Boudant les hôtels traditionnels et leurs lits king size aux dimensions ridicules, les solos ont boosté le renouveau des hostels (non, on ne se tape pas un trip vieux français, c’est le nom donné aux auberges de jeunesse). Pour la petite histoire, ces établissements, nés vers 1910 en Allemagne, ont à l’origine été conçus pour accueillir les élèves en classe verte. Une idée qui se répand dans toute l’Europe dans les années 1930, avant que les auberges soient prises d’assaut par les backpackers des années 1960.
Avec l’explosion du voyage solo, c’est une toute nouvelle offre d’hostels haut de gamme qui s’installe aujourd’hui dans les grandes villes. «Les voyageurs et voyageuses solo font partie intégrante de notre concept, assure Franck Delafon, fondateur des hôtels ho36, qui ouvrent en décembre prochain leur cinquième adresse à la Plagne.

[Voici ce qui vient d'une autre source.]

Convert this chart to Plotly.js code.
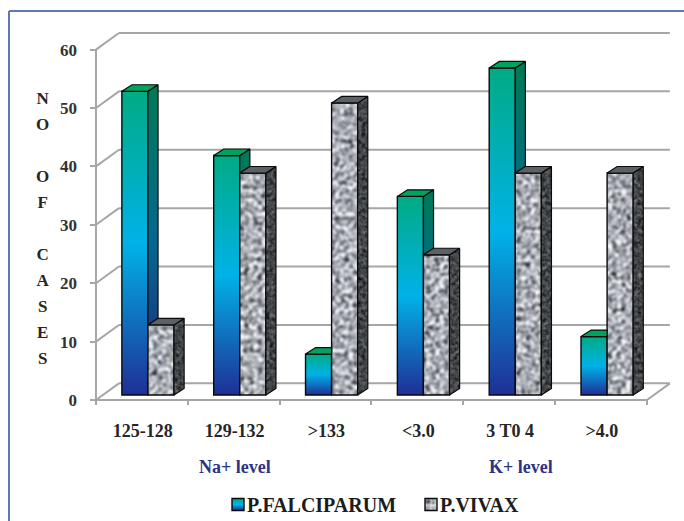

Les auberges ont encore cette image désuète, avec des dortoirs peu accueillants comme dans les années 1960. Ce que nous proposons, c’est de pouvoir s’offrir, seul, la possibilité de voyager en plein centre-ville ou dans un hôtel aux pieds des pistes, avec des tarifs aussi accessibles en dortoir qu’en chambre privée.»
Des safe places où se rendre seule sans que ça vous coûte un bras, et dans lesquels vous pourrez, en plus, trouver des spots où avoir l’air très occupée: des grandes tables communales, des hubs avec ordinateurs, des canapés où vous affaler le crâne dans un casque –histoire de bien faire comprendre que, non, vraiment, vous n’êtes pas là pour vous faire des potes.